165    Contrairement à ce que fait valoir la requérante, la chambre de recours n’a pas non plus fait une application erronée de la jurisprudence de la Cour en faisant dépendre l’applicabilité de l’exigence du juste motif de l’absence de confusion. À cet égard, il suffit d’observer que la chambre de recours a introduit, au point 81 de la décision attaquée, l’expression « en tout état de cause », de sorte que son appréciation figurant audit point figure à titre surabondant (voir, en ce sens, arrêt du 9 juillet 2015, InnoLux/Commission, C‑231/14 P, EU:C:2015:451, points 83 et 84).

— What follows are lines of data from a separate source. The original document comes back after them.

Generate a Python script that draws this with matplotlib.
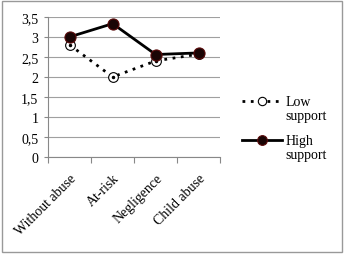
import matplotlib
matplotlib.use("Agg")
import matplotlib.pyplot as plt
from matplotlib.patches import Rectangle
from matplotlib.lines import Line2D

categories = ["Without abuse", "At-risk", "Negligence", "Child abuse"]
low_support = [2.8, 2.0, 2.4, 2.57]
high_support = [3.0, 3.33, 2.56, 2.6]
y_ticks = [0, 0.5, 1, 1.5, 2, 2.5, 3, 3.5]
y_tick_labels = ["0", "0,5", "1", "1,5", "2", "2,5", "3", "3,5"]
series_names = ["Low\nsupport", "High\nsupport"]

plt.rcParams['font.family'] = ['Liberation Serif', 'DejaVu Serif']

fig = plt.figure(figsize=(3.44, 2.55), dpi=100)
ax = fig.add_axes([0.14, 0.38, 0.50, 0.55])

low_style = dict(linestyle=(0, (1, 2)), color='black', linewidth=2.0,
                 marker='o', markersize=7, markerfacecolor='white', markeredgecolor='black',
                 markeredgewidth=0.8)
high_style = dict(linestyle='-', color='black', linewidth=2.0,
                  marker='o', markersize=8, markerfacecolor='#1a0505', markeredgecolor='#5a0a0a',
                  markeredgewidth=0.8)

x = list(range(len(categories)))
ax.plot(x, low_support, zorder=3, **low_style)
ax.plot(x, low_support, linestyle='none', marker='.', markersize=3, color='black', zorder=3.5)
ax.plot(x, high_support, zorder=4, **high_style)

ax.set_xlim(-0.5, 3.5)
ax.set_ylim(0, 3.5)
ax.set_yticks(y_ticks)
ax.set_yticklabels(y_tick_labels, fontsize=10)
ax.set_xticks(x)
ax.set_xticklabels(categories, rotation=45, ha='right', rotation_mode='anchor', fontsize=10)
ax.set_xticks([-0.5, 0.5, 1.5, 2.5, 3.5], minor=True)
ax.tick_params(axis='x', which='major', length=0, pad=10)
ax.tick_params(axis='x', which='minor', length=4, color='#888888', width=0.8)
ax.tick_params(axis='y', length=3, color='#888888', width=0.8, pad=4)
ax.grid(axis='y', color='#a0a0a0', linewidth=0.8)
ax.set_axisbelow(True)
for s in ['top', 'right']:
    ax.spines[s].set_visible(False)
for s in ['left', 'bottom']:
    ax.spines[s].set_color('#888888')
    ax.spines[s].set_linewidth(0.8)

# manual legend (handle aligned with first text line)
for name, style, yy in [(series_names[0], low_style, 0.600), (series_names[1], high_style, 0.447)]:
    fig.add_artist(Line2D([0.703, 0.82], [yy, yy], transform=fig.transFigure,
                          **{k: v for k, v in style.items() if not k.startswith('marker')}))
    fig.add_artist(Line2D([0.762], [yy], transform=fig.transFigure, linestyle='none',
                          marker='o', markersize=style['markersize'] - 1,
                          markerfacecolor=style['markerfacecolor'],
                          markeredgecolor=style['markeredgecolor'], markeredgewidth=0.8))
    fig.text(0.831, yy + 0.025, name, fontsize=10, va='top', ha='left', linespacing=1.1)

fig.patches.append(Rectangle((0.006, 0.008), 0.988, 0.984, transform=fig.transFigure,
                             fill=False, edgecolor='#999999', linewidth=1.0))

fig.savefig("out.png", dpi=100)
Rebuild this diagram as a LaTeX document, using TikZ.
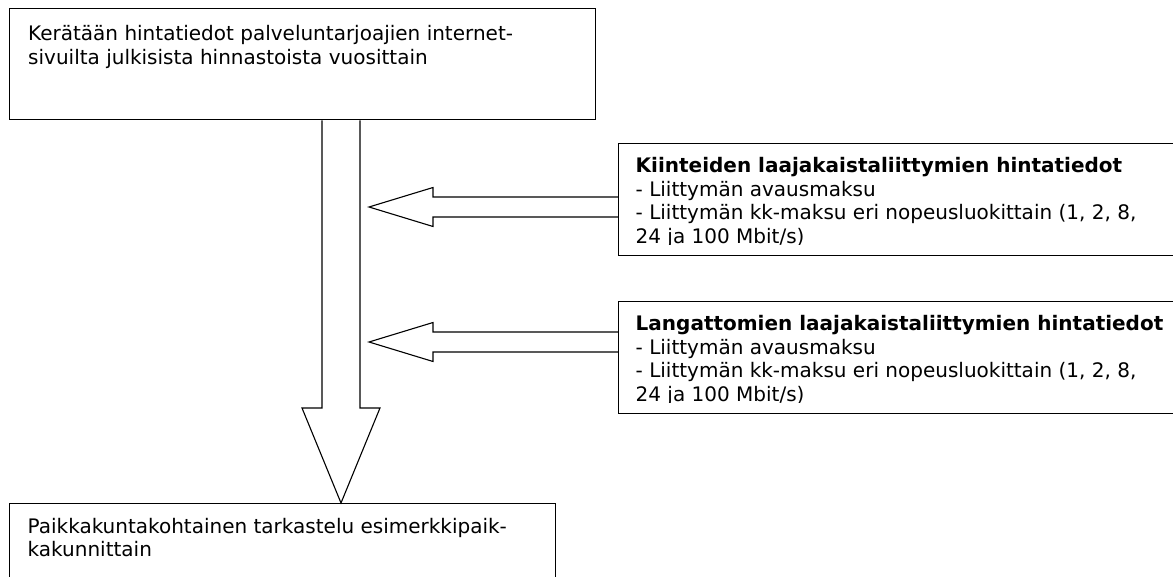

Par conséquent, le grief qui conteste une telle appréciation n’est pas de nature à affecter le dispositif de la décision attaquée et doit être écarté comme étant inopérant [voir, en ce sens, arrêts du 30 avril 2013, Boehringer Ingelheim International/OHMI (RELY-ABLE), T‑640/11, non publié, EU:T:2013:225, points 27 et 28, et du 7 septembre 2022, Peace United/EUIPO – 1906 Collins (MY BOYFRIEND IS OUT OF TOWN), T‑699/21, non publié, EU:T:2022:528, points 46 et 47].

166    Troisièmement, en ce qui concerne l’argument de la requérante tiré de l’arrêt du 22 mars 2007, VIPS (T‑215/03, EU:T:2007:93), dans lequel il aurait été jugé que le risque de dilution paraît, en principe, moins élevé si la marque antérieure consiste en un terme qui, de par une signification qui lui est propre, est très répandu et fréquemment utilisé, indépendamment de la marque antérieure composée du terme en cause, il convient de constater que, d’une part, il ressort des considérations qui précèdent que la requérante n’a pas réussi à établir que le terme « estrella » était très répandu et fréquemment utilisé dans le secteur brassicole. D’autre part, et en tout état de cause, il convient de relever que, ainsi qu’il ressort des points 37 et 38 dudit arrêt, si un tel argument est pertinent dans le cadre de l’appréciation du risque de préjudice au caractère distinctif de la marque antérieure, il n’est pas de nature à établir l’existence d’un juste motif.

167    Par conséquent, c’est à bon droit que la chambre de recours a considéré que la requérante n’avait pas établi de juste motif pour l’usage de la marque demandée.

168    Il résulte de ce qui précède que, dans la mesure où toutes les conditions cumulatives prévues à l’article 8, paragraphe 5, du règlement 2017/1001 sont remplies, c’est à juste titre que la chambre de recours a rejeté le recours contre la décision de la division d’opposition qui avait fait droit à l’opposition formée par l’intervenante sur le fondement de cette disposition.

169    Au vu de l’ensemble des considérations qui précèdent, il y a lieu de rejeter le moyen unique de la requérante, ainsi que le recours dans son ensemble.

 Sur les dépens

170    Aux termes de l’article 134, paragraphe 1, du règlement de procédure, toute partie qui succombe est condamnée aux dépens, s’il est conclu en ce sens.

171    La requérante ayant succombé, il y a lieu de la condamner aux dépens, conformément aux conclusions de l’EUIPO et de l’intervenante.

Par ces motifs,

LE TRIBUNAL (sixième chambre)

déclare et arrête :

1)      Le recours est rejeté.

2)      Productos Ibéricos Calderón y Ramos, SL est condamnée aux dépens.

Costeira

Kancheva

Öberg

Ainsi prononcé en audience publique à Luxembourg, le 25 octobre 2023.